▶ Problem description
Transcribe the whole listing below without changing a word, but leave out every image.

▶ Data section
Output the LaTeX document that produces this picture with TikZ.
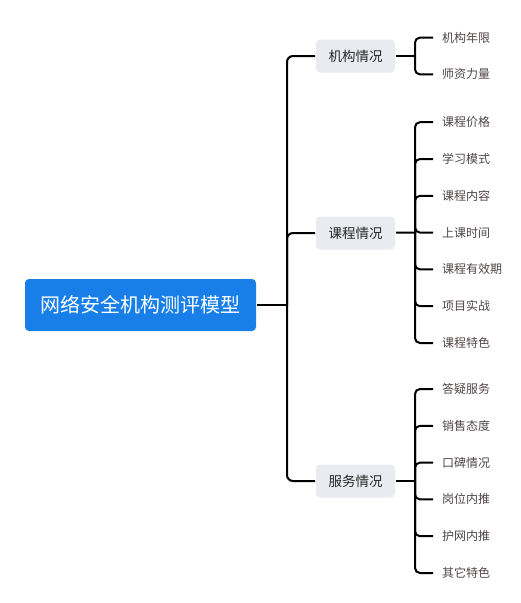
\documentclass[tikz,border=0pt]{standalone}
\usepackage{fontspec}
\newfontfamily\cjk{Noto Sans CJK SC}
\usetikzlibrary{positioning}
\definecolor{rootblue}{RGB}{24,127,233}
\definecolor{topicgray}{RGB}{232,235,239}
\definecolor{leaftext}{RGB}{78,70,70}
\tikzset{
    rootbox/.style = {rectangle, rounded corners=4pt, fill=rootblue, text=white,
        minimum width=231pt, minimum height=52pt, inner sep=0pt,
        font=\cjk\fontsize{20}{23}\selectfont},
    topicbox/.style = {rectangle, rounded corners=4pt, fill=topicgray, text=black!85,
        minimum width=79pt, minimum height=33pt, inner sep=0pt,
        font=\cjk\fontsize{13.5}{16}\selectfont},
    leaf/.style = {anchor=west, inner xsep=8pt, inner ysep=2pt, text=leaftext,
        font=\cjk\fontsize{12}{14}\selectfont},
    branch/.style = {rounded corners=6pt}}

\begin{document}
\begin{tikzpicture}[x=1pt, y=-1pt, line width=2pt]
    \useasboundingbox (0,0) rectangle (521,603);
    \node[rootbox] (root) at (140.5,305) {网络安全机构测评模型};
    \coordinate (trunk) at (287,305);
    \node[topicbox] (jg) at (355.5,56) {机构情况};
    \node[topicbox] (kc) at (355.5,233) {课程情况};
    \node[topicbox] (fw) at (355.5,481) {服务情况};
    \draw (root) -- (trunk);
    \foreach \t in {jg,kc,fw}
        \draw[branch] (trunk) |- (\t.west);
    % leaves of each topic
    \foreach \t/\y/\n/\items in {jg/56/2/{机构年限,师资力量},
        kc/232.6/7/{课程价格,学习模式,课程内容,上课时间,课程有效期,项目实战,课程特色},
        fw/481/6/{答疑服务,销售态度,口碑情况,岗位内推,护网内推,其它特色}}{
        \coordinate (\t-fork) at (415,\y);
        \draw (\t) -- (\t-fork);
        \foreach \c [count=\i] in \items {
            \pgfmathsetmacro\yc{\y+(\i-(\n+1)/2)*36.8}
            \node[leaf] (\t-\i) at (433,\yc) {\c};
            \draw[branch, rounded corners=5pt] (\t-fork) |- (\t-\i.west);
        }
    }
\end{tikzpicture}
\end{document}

▶ Output of the exercise
Output the LaTeX document that produces this picture with TikZ.
\documentclass[tikz,border=0pt]{standalone}
\usepackage{fontspec}
\newfontfamily\cjk{Noto Sans CJK SC}
\usetikzlibrary{positioning}
\definecolor{rootblue}{RGB}{24,127,233}
\definecolor{topicgray}{RGB}{232,235,239}
\definecolor{leaftext}{RGB}{78,70,70}
\tikzset{
    rootbox/.style = {rectangle, rounded corners=4pt, fill=rootblue, text=white,
        minimum width=231pt, minimum height=52pt, inner sep=0pt,
        font=\cjk\fontsize{20}{23}\selectfont},
    topicbox/.style = {rectangle, rounded corners=4pt, fill=topicgray, text=black!85,
        minimum width=79pt, minimum height=33pt, inner sep=0pt,
        font=\cjk\fontsize{13.5}{16}\selectfont},
    leaf/.style = {anchor=west, inner xsep=8pt, inner ysep=2pt, text=leaftext,
        font=\cjk\fontsize{12}{14}\selectfont},
    branch/.style = {rounded corners=6pt}}

\begin{document}
\begin{tikzpicture}[x=1pt, y=-1pt, line width=2pt]
    \useasboundingbox (0,0) rectangle (521,603);
    \node[rootbox] (root) at (140.5,305) {网络安全机构测评模型};
    \coordinate (trunk) at (287,305);
    \node[topicbox] (jg) at (355.5,56) {机构情况};
    \node[topicbox] (kc) at (355.5,233) {课程情况};
    \node[topicbox] (fw) at (355.5,481) {服务情况};
    \draw (root) -- (trunk);
    \foreach \t in {jg,kc,fw}
        \draw[branch] (trunk) |- (\t.west);
    % leaves of each topic
    \foreach \t/\y/\n/\items in {jg/56/2/{机构年限,师资力量},
        kc/232.6/7/{课程价格,学习模式,课程内容,上课时间,课程有效期,项目实战,课程特色},
        fw/481/6/{答疑服务,销售态度,口碑情况,岗位内推,护网内推,其它特色}}{
        \coordinate (\t-fork) at (415,\y);
        \draw (\t) -- (\t-fork);
        \foreach \c [count=\i] in \items {
            \pgfmathsetmacro\yc{\y+(\i-(\n+1)/2)*36.8}
            \node[leaf] (\t-\i) at (433,\yc) {\c};
            \draw[branch, rounded corners=5pt] (\t-fork) |- (\t-\i.west);
        }
    }
\end{tikzpicture}
\end{document}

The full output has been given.